Open interest and trading volume are both important metrics used in analyzing financial markets, but they represent different aspects of market activity.

Trading volume refers to the total number of shares or contracts traded within a specific period, such as a day or a trading session. It indicates the level of market activity and liquidity, reflecting the number of transactions executed. Trading volume provides insights into the intensity and frequency of buying and selling pressure.

On the other hand, open interest represents the total number of outstanding contracts or positions held by market participants at a specific point in time. It reflects the number of contracts that have not yet been closed out or settled. Open interest increases when new positions are created and decreases when existing positions are closed. It represents the potential for future trading activity, as open positions can be traded or offset in the future.

While trading volume measures the actual number of trades executed, open interest measures the number of contracts that are still open and have not yet been squared off or expired. Therefore, open interest is more focused on the cumulative number of outstanding contracts, providing insights into the overall market interest and potential liquidity in the future.

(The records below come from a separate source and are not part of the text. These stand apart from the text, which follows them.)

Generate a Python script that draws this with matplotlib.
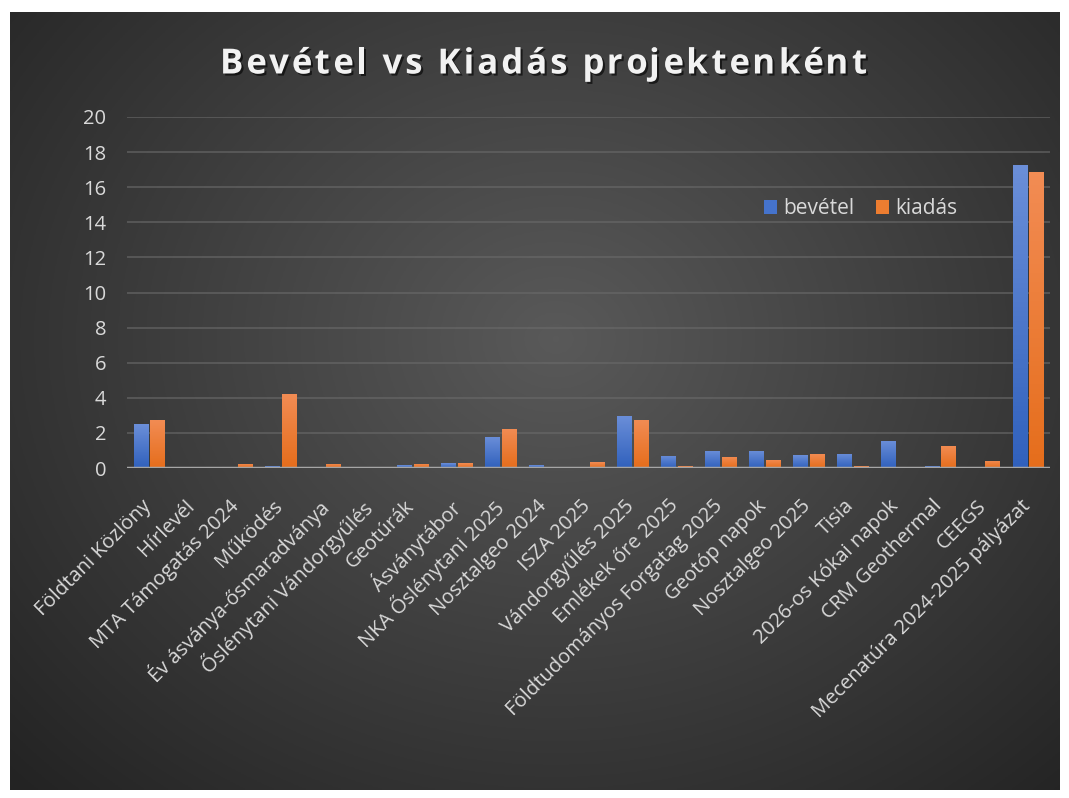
import numpy as np
import matplotlib.pyplot as plt
import matplotlib.patheffects as pe
import matplotlib.transforms as mtransforms
from matplotlib.patches import Patch
from matplotlib.font_manager import FontProperties

categories = ['Földtani Közlöny', 'Hírlevél', 'MTA Támogatás 2024', 'Működés',
              'Év ásványa-ősmaradványa', 'Őslénytani Vándorgyűlés', 'Geotúrák',
              'Ásványtábor', 'NKA Őslénytani 2025', 'Nosztalgeo 2024', 'ISZA 2025',
              'Vándorgyűlés 2025', 'Emlékek őre 2025', 'Földtudományos Forgatag 2025',
              'Geotóp napok', 'Nosztalgeo 2025', 'Tisia', '2026-os Kókai napok',
              'CRM Geothermal', 'CEEGS', 'Mecenatúra 2024-2025 pályázat']
bevetel = [2.5, 0, 0, 0.11, 0.05, 0, 0.17, 0.28, 1.77, 0.17, 0,
           2.97, 0.69, 0.97, 0.97, 0.74, 0.8, 1.54, 0.11, 0, 17.27]
kiadas = [2.75, 0.05, 0.24, 4.23, 0.24, 0.05, 0.24, 0.28, 2.23, 0, 0.34,
          2.74, 0.11, 0.63, 0.46, 0.8, 0.11, 0, 1.26, 0.4, 16.87]
yticks = [0, 2, 4, 6, 8, 10, 12, 14, 16, 18, 20]
title = 'Bevétel vs Kiadás projektenként'

plt.rcParams['font.family'] = ['Open Sans', 'DejaVu Sans']

W, H = 1069, 798
fig = plt.figure(figsize=(W / 100, H / 100), dpi=100)
fig.patch.set_facecolor('white')

# dark radial background
bg = fig.add_axes([10 / W, 8 / H, 1050 / W, 778 / H])
bg.set_axis_off()
yy, xx = np.mgrid[0:1:300j, 0:1:400j]
r = np.sqrt(((xx - 0.52) / 0.75) ** 2 + ((yy - 0.58) / 0.85) ** 2)
shade = np.clip(0.35 - 0.22 * r, 0.14, 0.36)
bg.imshow(np.dstack([shade] * 3), aspect='auto', extent=[0, 1, 0, 1], origin='lower')

ax = fig.add_axes([127 / W, 1 - 468 / H, 923 / W, 351 / H])
ax.set_facecolor('none')
x = np.arange(len(categories))
w = 0.32
off = 0.19


def grad_bars(xpos, vals, c_top, c_bot):
    bars = ax.bar(xpos, vals, w, color=c_bot, zorder=3)
    g = np.linspace(0, 1, 64).reshape(-1, 1)
    ct = np.array(c_top)
    cb = np.array(c_bot)
    img = (cb + (ct - cb) * g).reshape(64, 1, 3)
    for b in bars:
        if b.get_height() <= 0:
            continue
        x0, y0 = b.get_x(), b.get_y()
        im = ax.imshow(img, aspect='auto', origin='lower',
                       extent=[x0, x0 + b.get_width(), y0, y0 + b.get_height()],
                       zorder=3.5)
        im.set_clip_path(b)
    return bars


grad_bars(x - off, bevetel, (0.42, 0.56, 0.85), (0.19, 0.38, 0.74))
grad_bars(x + off, kiadas, (0.95, 0.55, 0.33), (0.90, 0.43, 0.11))

ax.set_xlim(-0.5, len(categories) - 0.5)
ax.set_ylim(0, 20)
ax.set_yticks(yticks)
ax.set_xticks(x)
ax.set_xticklabels(categories, rotation=45, ha='right', rotation_mode='anchor')
ax.tick_params(axis='both', length=0, colors='#d9d9d9', labelsize=14.5)
ax.tick_params(axis='y', pad=15)
ax.tick_params(axis='x', pad=10)
shift = mtransforms.ScaledTranslation(-0.08, -0.14, fig.dpi_scale_trans)
for lbl in ax.get_xticklabels():
    lbl.set_transform(lbl.get_transform() + shift)
for s in ax.spines.values():
    s.set_visible(False)
ax.grid(axis='y', color='#6a6a6a', linewidth=1.2, alpha=0.7, zorder=0)
ax.axhline(0, color='#a6a6a6', linewidth=2.5, zorder=4)
ax.set_autoscale_on(False)

handles = [Patch(facecolor=(0.27, 0.45, 0.80), label='bevétel'),
           Patch(facecolor=(0.93, 0.49, 0.19), label='kiadás')]
leg = fig.legend(handles=handles, loc='center left', ncol=2, frameon=False,
                 bbox_to_anchor=(745 / W, 1 - 209 / H), fontsize=15,
                 handlelength=0.65, handleheight=0.65, handletextpad=0.3,
                 columnspacing=1.0)
for t in leg.get_texts():
    t.set_color('#d9d9d9')

# title with letter spacing
fp = FontProperties(family='Open Sans', weight='bold', size=25)
renderer = fig.canvas.get_renderer()
spacing = 3.0
wx = renderer.get_text_width_height_descent('x', fp, ismath=False)[0]
pos = []
for i in range(len(title)):
    wpx = renderer.get_text_width_height_descent(title[:i] + 'x', fp, ismath=False)[0]
    pos.append(wpx - wx + i * spacing)
total = renderer.get_text_width_height_descent(title, fp, ismath=False)[0] + (len(title) - 1) * spacing
x_start = (W - total) / 2 + 9
shadow = [pe.withSimplePatchShadow(offset=(1.5, -1.5), shadow_rgbFace='black', alpha=0.6)]
for ch, p in zip(title, pos):
    if ch == ' ':
        continue
    fig.text((x_start + p) / W, 1 - 60 / H, ch, ha='left', va='center_baseline',
             color='#f2f2f2', fontproperties=fp, path_effects=shadow)

fig.savefig('out.png', dpi=100, facecolor='white')
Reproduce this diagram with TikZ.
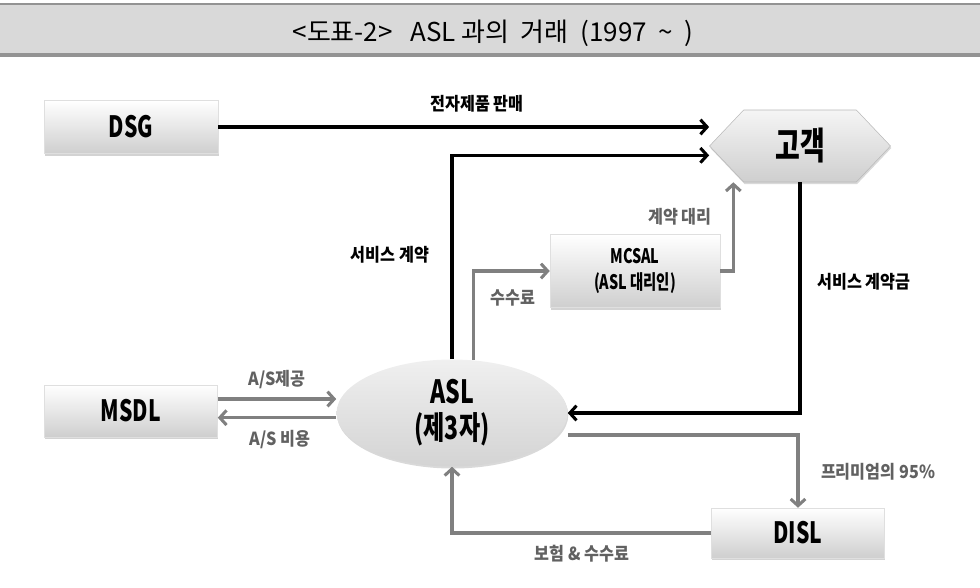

Both trading volume and open interest are important factors in market analysis. Trading volume helps gauge current market activity and liquidity, while open interest provides insights into market sentiment and the potential for future trading activity.
Open interest and trading volume are key metrics in derivatives markets, but they measure different activities. Trading volume refers to the total number of contracts traded in a session, counting every buy and sell transaction. High volume indicates active market participation but doesn’t reflect ongoing positions.

Open interest, however, represents the total number of outstanding (unsettled) contracts held by traders at the end of the day. It increases when new positions are opened and decreases when positions are closed. Rising open interest suggests new money entering the market, indicating trend strength, while declining open interest may signal trend weakness or liquidation.

In short, volume measures trading activity, while open interest tracks ongoing market commitments.